Enhanced oxygen radical production in a transgenic mouse model of familial amyotrophic lateral sclerosis

Abstract

Mutations of the SOD1 gene encoding copper/zinc superoxide dismutase (CuZnSOD) cause an inherited form of amyotrophic lateral sclerosis. When expressed in transgenic mice, the same SOD1 mutations cause progressive loss of spinal motor neurons with consequent paralysis and death. In vitro biochemical studies indicate that SOD1 mutations enhance free radical generation by the mutant enzyme. We investigated those findings in vivo by using a novel, brain-permeable spin trap, azulenyl nitrone. Reaction of azulenyl nitrone with a free radical forms a nitroxide adduct that then fragments to yield the corresponding azulenyl aldehyde. Transgenic mice expressing mutant SOD1-G93A show enhanced free radical content in spinal cord but not brain. This correlates with tissue-specific differences in the level of transgene expression.
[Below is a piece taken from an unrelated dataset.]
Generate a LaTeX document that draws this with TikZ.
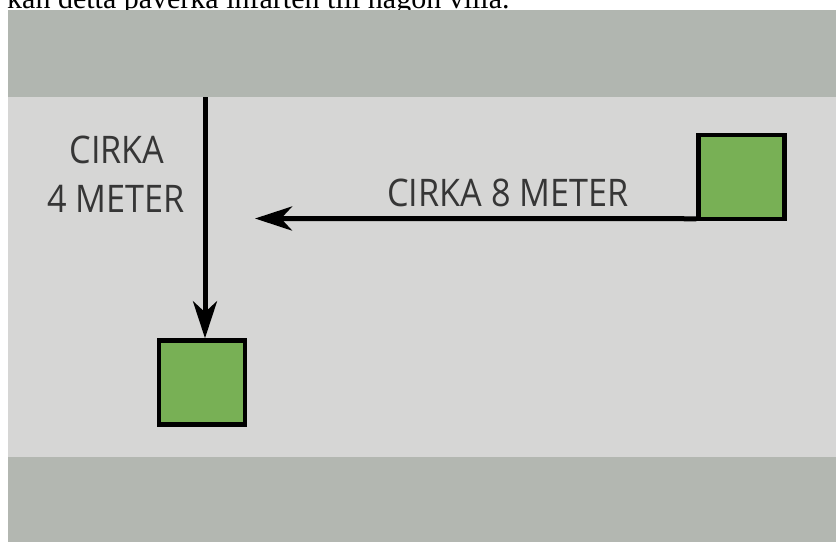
\documentclass[tikz,border=0pt]{standalone}
\usepackage{fontspec}
\setmainfont{Liberation Serif}
\newfontfamily\labelfont[FakeStretch=0.9]{Open Sans}
\usetikzlibrary{arrows.meta}
\definecolor{bandgray}{HTML}{B1B6B0}
\definecolor{lowgray}{HTML}{B3B7B1}
\definecolor{roadgray}{HTML}{D6D6D5}
\definecolor{plotgreen}{HTML}{78B055}
\definecolor{labelgray}{HTML}{363636}
\tikzset{
  plotbox/.style={draw=black, fill=plotgreen, line width=4.5pt, minimum width=86pt, minimum height=84pt, inner sep=0pt},
  distarrow/.style={draw=black, line width=5pt, -{Stealth[length=37pt,width=24pt,inset=11pt]}},
  distlabel/.style={font=\labelfont\fontsize{38}{44}\selectfont, text=labelgray, inner sep=0pt, anchor=base},
}
\begin{document}
\begin{tikzpicture}[x=1pt,y=-1pt]
\useasboundingbox[clip] (0,0) rectangle (836,542);
\fill[white] (0,0) rectangle (836,542);
% cut-off caption line above the picture
\node[anchor=base west, inner sep=0pt, font=\fontsize{30}{34}\selectfont] (cap) at (7,8) {kan detta påverka infarten till någon villa.};
% bands
\fill[bandgray] (8,10) rectangle (836,97);
\fill[roadgray] (8,97) rectangle (836,457);
\fill[lowgray] (8,457) rectangle (836,542);
% plots
\node[plotbox] (A) at (741.5,177) {};
\node[plotbox] (B) at (202,382.5) {};
% arrows
\coordinate (vtop) at (205,97);
\coordinate (hend) at (255,218.5);
\draw[distarrow] (vtop) -- (vtop |- B.north);
\draw[distarrow] ([yshift=2.5pt]A.south west) -- (hend);
% labels
\node[distlabel] (l4a) at (117,163) {CIRKA};
\node[distlabel] (l4b) at (116,212) {4 METER};
\node[distlabel] (l8) at (508,206) {CIRKA 8 METER};
\end{tikzpicture}
\end{document}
In spinal cord, the increase in free radical content is in direct proportion to the age-dependent increase in mutant human CuZnSOD expression. This increase precedes motor neuron degeneration. The higher level of human CuZnSOD expression seen in spinal cord compared with brain, and consequent difference in free radical generation, provides a basis for understanding the selective vulnerability of the spinal cord in this disease model.